__RECORDED INFORMATION__
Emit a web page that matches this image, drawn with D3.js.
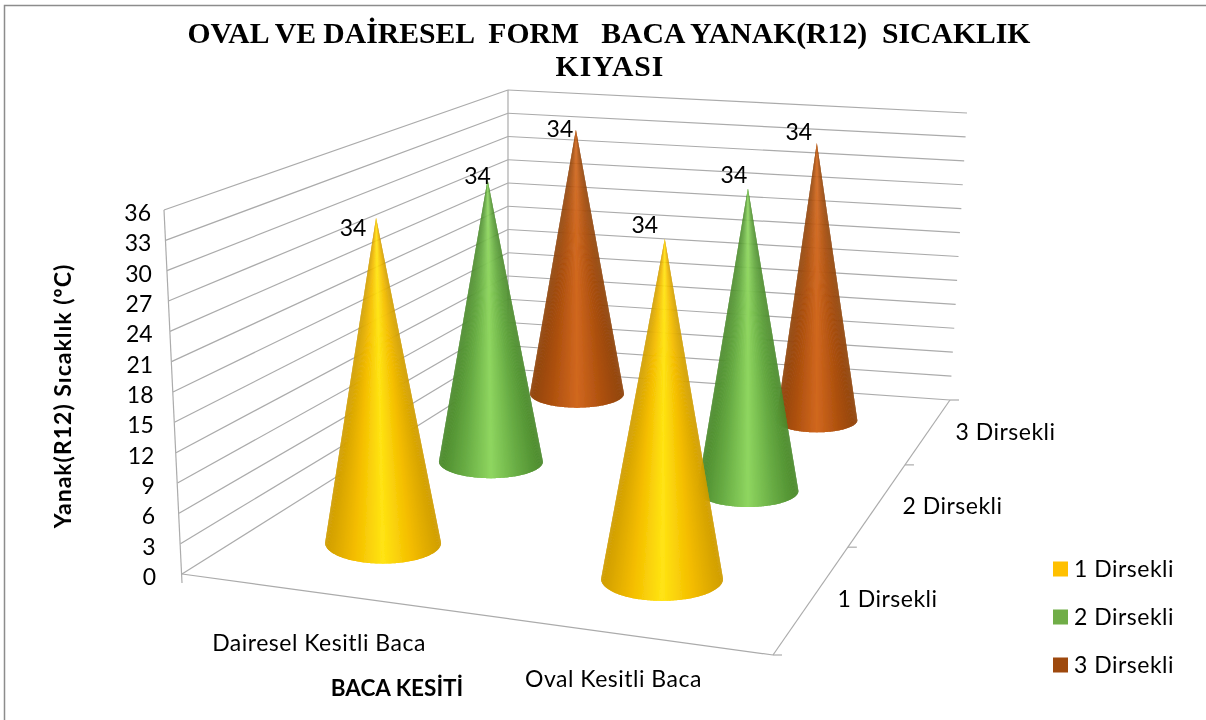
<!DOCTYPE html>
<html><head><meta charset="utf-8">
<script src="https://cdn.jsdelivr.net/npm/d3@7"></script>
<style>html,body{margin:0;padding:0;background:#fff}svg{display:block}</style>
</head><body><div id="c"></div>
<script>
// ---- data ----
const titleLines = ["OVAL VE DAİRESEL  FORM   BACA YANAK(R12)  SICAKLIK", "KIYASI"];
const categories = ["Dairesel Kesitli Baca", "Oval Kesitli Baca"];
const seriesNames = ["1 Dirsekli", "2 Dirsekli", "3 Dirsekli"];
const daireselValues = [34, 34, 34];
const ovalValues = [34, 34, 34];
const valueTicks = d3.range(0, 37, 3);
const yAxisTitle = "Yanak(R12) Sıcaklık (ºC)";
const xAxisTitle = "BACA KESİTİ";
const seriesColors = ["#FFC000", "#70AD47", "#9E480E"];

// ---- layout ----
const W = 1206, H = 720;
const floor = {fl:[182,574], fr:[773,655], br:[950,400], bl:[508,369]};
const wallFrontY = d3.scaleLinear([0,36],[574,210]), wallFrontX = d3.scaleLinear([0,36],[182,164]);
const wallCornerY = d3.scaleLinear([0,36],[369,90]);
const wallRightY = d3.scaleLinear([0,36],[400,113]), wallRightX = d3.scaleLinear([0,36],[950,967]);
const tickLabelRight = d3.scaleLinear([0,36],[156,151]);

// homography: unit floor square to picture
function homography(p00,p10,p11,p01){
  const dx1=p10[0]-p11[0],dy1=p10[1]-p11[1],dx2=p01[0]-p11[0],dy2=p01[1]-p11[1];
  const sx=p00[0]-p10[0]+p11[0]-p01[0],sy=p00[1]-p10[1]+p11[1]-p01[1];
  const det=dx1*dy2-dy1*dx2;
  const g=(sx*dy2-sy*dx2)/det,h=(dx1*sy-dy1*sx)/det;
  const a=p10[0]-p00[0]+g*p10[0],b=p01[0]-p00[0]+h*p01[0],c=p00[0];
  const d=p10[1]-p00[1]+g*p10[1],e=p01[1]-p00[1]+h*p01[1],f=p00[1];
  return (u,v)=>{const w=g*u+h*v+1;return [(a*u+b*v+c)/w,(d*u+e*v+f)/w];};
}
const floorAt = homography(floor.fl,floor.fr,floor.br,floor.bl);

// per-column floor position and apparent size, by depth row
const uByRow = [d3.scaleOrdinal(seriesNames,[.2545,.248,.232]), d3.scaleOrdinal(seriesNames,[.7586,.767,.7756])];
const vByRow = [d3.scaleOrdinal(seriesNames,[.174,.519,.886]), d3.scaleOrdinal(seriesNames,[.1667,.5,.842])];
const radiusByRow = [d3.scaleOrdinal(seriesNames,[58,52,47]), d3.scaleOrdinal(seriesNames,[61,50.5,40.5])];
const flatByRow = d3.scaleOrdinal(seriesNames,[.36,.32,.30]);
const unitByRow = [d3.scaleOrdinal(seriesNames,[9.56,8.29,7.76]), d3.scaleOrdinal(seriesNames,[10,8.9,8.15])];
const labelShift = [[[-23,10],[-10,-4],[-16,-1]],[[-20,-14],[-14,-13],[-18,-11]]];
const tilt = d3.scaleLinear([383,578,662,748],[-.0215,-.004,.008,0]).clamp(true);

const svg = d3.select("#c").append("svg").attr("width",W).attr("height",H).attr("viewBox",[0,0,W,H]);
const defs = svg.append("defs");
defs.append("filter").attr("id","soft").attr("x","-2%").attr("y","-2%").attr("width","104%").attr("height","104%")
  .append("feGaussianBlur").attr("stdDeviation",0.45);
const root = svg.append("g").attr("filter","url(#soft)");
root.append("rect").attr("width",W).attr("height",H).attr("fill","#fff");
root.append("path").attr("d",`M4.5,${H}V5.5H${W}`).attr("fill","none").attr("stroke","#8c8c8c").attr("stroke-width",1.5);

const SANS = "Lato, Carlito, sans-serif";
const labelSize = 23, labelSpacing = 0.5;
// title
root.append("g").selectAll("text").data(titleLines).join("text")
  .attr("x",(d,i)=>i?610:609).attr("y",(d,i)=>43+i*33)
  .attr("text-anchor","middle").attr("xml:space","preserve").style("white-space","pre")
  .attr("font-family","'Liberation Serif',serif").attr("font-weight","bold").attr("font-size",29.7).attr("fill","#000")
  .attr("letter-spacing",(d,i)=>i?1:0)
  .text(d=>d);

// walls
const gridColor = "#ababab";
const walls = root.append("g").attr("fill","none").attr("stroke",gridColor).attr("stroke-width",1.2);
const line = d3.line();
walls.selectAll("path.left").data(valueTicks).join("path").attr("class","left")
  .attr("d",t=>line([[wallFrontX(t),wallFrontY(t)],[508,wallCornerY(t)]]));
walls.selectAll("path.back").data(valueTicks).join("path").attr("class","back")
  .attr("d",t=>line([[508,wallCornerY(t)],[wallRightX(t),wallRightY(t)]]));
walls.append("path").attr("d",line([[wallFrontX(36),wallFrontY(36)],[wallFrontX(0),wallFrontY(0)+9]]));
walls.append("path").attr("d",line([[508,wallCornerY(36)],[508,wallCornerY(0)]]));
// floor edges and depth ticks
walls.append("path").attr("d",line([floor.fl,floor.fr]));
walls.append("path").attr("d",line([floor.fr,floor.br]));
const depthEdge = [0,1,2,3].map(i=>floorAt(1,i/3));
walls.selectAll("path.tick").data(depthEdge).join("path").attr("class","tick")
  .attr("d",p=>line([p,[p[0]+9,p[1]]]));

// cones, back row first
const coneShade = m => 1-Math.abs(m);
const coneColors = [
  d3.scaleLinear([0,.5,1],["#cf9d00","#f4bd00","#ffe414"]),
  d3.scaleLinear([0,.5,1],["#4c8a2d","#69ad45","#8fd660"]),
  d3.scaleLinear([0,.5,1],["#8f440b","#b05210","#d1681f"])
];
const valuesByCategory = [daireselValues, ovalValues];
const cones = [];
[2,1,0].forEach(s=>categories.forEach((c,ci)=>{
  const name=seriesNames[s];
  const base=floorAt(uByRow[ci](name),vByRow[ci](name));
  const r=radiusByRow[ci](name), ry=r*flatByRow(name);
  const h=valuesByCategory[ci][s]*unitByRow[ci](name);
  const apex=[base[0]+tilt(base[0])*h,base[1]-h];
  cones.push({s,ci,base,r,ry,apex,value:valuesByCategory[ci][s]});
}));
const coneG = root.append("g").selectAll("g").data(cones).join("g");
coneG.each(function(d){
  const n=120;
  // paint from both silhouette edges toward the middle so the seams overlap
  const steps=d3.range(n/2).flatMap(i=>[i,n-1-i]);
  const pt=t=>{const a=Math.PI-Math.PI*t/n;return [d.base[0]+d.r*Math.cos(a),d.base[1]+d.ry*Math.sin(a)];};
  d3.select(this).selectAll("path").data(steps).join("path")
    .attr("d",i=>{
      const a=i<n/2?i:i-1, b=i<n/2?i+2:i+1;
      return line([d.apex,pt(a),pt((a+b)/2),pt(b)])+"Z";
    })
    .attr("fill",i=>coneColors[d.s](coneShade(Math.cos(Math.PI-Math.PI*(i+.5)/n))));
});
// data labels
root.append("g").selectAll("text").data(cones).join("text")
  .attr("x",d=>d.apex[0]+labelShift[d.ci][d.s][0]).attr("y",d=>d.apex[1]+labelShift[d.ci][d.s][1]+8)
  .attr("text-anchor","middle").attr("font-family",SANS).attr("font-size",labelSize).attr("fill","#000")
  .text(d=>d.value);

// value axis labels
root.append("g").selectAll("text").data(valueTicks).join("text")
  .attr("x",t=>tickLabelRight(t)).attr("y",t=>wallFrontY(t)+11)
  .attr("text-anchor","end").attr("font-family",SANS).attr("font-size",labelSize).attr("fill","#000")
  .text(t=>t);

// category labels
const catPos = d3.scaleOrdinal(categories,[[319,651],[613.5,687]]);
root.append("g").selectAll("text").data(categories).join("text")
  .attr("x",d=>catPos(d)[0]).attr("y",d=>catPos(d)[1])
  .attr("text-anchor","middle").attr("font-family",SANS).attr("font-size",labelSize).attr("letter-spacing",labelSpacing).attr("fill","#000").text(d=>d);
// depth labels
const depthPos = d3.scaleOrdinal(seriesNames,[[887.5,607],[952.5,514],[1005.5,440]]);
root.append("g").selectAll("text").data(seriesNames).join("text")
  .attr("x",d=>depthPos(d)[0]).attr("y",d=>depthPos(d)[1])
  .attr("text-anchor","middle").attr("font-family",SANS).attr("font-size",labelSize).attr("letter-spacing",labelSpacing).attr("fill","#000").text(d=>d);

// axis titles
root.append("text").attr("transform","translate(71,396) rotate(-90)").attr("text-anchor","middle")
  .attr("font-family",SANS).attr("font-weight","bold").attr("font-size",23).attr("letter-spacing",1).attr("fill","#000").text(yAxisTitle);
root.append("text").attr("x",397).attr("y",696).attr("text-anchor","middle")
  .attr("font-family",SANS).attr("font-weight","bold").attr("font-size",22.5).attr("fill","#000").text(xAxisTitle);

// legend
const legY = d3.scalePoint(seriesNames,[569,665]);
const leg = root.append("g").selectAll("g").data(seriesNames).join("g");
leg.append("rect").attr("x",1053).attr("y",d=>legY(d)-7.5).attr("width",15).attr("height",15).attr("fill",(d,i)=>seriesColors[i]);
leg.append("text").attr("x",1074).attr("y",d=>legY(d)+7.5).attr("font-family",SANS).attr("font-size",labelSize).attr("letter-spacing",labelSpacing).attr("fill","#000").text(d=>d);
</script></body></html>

__INSTRUCTION__
Repeat, word for word and with no pictures, only the lines running from the beginning of the data to the line that contains "const floorAt = homography(floor.fl,floor.fr,floor.br,floor.bl);".

__ANSWER FOR THE TASK__
Emit a web page that matches this image, drawn with D3.js.
<!DOCTYPE html>
<html><head><meta charset="utf-8">
<script src="https://cdn.jsdelivr.net/npm/d3@7"></script>
<style>html,body{margin:0;padding:0;background:#fff}svg{display:block}</style>
</head><body><div id="c"></div>
<script>
// ---- data ----
const titleLines = ["OVAL VE DAİRESEL  FORM   BACA YANAK(R12)  SICAKLIK", "KIYASI"];
const categories = ["Dairesel Kesitli Baca", "Oval Kesitli Baca"];
const seriesNames = ["1 Dirsekli", "2 Dirsekli", "3 Dirsekli"];
const daireselValues = [34, 34, 34];
const ovalValues = [34, 34, 34];
const valueTicks = d3.range(0, 37, 3);
const yAxisTitle = "Yanak(R12) Sıcaklık (ºC)";
const xAxisTitle = "BACA KESİTİ";
const seriesColors = ["#FFC000", "#70AD47", "#9E480E"];

// ---- layout ----
const W = 1206, H = 720;
const floor = {fl:[182,574], fr:[773,655], br:[950,400], bl:[508,369]};
const wallFrontY = d3.scaleLinear([0,36],[574,210]), wallFrontX = d3.scaleLinear([0,36],[182,164]);
const wallCornerY = d3.scaleLinear([0,36],[369,90]);
const wallRightY = d3.scaleLinear([0,36],[400,113]), wallRightX = d3.scaleLinear([0,36],[950,967]);
const tickLabelRight = d3.scaleLinear([0,36],[156,151]);

// homography: unit floor square to picture
function homography(p00,p10,p11,p01){
  const dx1=p10[0]-p11[0],dy1=p10[1]-p11[1],dx2=p01[0]-p11[0],dy2=p01[1]-p11[1];
  const sx=p00[0]-p10[0]+p11[0]-p01[0],sy=p00[1]-p10[1]+p11[1]-p01[1];
  const det=dx1*dy2-dy1*dx2;
  const g=(sx*dy2-sy*dx2)/det,h=(dx1*sy-dy1*sx)/det;
  const a=p10[0]-p00[0]+g*p10[0],b=p01[0]-p00[0]+h*p01[0],c=p00[0];
  const d=p10[1]-p00[1]+g*p10[1],e=p01[1]-p00[1]+h*p01[1],f=p00[1];
  return (u,v)=>{const w=g*u+h*v+1;return [(a*u+b*v+c)/w,(d*u+e*v+f)/w];};
}
const floorAt = homography(floor.fl,floor.fr,floor.br,floor.bl);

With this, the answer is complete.